Werther kısa bir süre içerisinde Lotte’nin nişanlısı Albert ile de tanışmış, hatta Albert’in harikulade bir insan olduğunu düşünmüş ve tüm bunlar Werther’i zaten kötü etkilemiştir. Bunların üzerine Lotte’nin kendisini dost olarak görmesini ve bundan sonra hiç görüşmek istemeyişini duyduğunda ise adeta kahrolmuştur. Bir süredir kafasında yer edinen intihar fikrini bu olanlar teşvik etmiş ve sonucunda ne yazık ki Werther karşılıksız aşkına yenik düşmüş, şu sözlerle intihar etmiştir: Kader bu, önüne geçilmez. Lotte! Elveda Lotte. Elveda!
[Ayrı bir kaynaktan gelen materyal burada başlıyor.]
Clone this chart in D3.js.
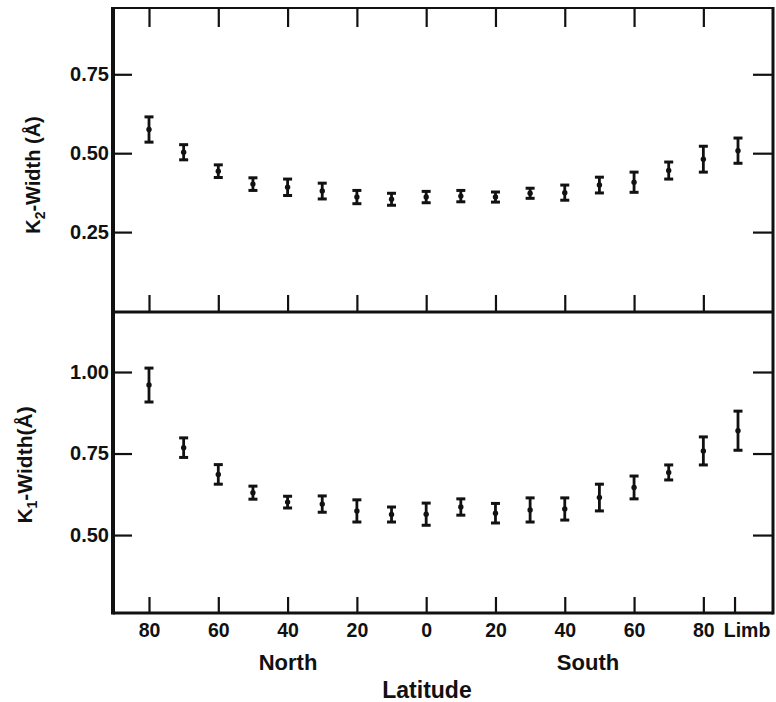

Kitabın yayımlanmasıyla Almanya’da bir “intihar akımı” oluşturması olumsuz yönlerden biridir. Öyle tahmin edersiniz ki “karşılıksız aşk” yahut da “kara sevda” yıllardır çok ilgi gören konuların başında gelmektedirler. Goethe’nin konuyu üslubuyla daha da etkili bir hale getirmesi ve aynı zamanda kendi hayatından birtakım rüzgârlar estirmesi de ayrıca eseri etkili kılan özelliklerdendir. Birçok zaman insanlar intihar gibi ciddi bir sona varan bu yasak aşkı merak edip peşine düşmüştür. Kitabı kelime kelimesine irdelemiş, hakkında incelemeler okumuş ve kendini Werther’in veya Goethe’nin yerine koymuştur. Zaman zaman çok değişik teoriler de doğsa Goethe tüm bunları görmezden gelmiştir. Öyle bir duruma gelmiştir ki, kitabı yazdığına daha doğrusu yayımladığına pişman olmuştur. Daha birçok eseri olmasına rağmen en çok bu kitabın hakkında soruların gelmesi de onu biraz boğmuştur.
Günümüzde birçok insan halâ böyle karşılıksız aşkının tutsağı olmaktadır. Aşktır ya bu, ne yaşamayan bilir, ne yaşayan anlatabilir. Buna rağmen zamanında Goethe böylesine bir eser çıkarabilmiştir, büyüleyici. Fakat ben de birçok okur gibi kitabın sonunu beğenmeyenlerdenim. Ahlaka uygun olmayabilirdi ama Lotte -yani Charlotte- aşkını inkâr etmemeli ve Albert’i seçmemeliydi. Anlatılana göre Albert sahiden çok iyi bir insandı ancak görünürde bir aşk adamı değildi. Yani Lotte Albert’i terk edip ona deli divane âşık olan Werther’i tercih etmeliydi kanımca. Böylelikle bir bakıma mutlu son olabilirdi. Ve zaten benim gibi düşünen C. Friedrich Nicolai kitabın sonunu beğenmemiş, bir hiciv yazmış ve hicvinin adını “Genç Werther’in Neşeleri” koymuştur. Fakat böyle olsaydı aynen şu anki kadar bir üne kavuşur muydu eser, pek sanmıyorum doğrusu. Yani belki de Goethe bu yüzden olmasını istediği gibi bitirmemiş, doğru olanı yazmıştı.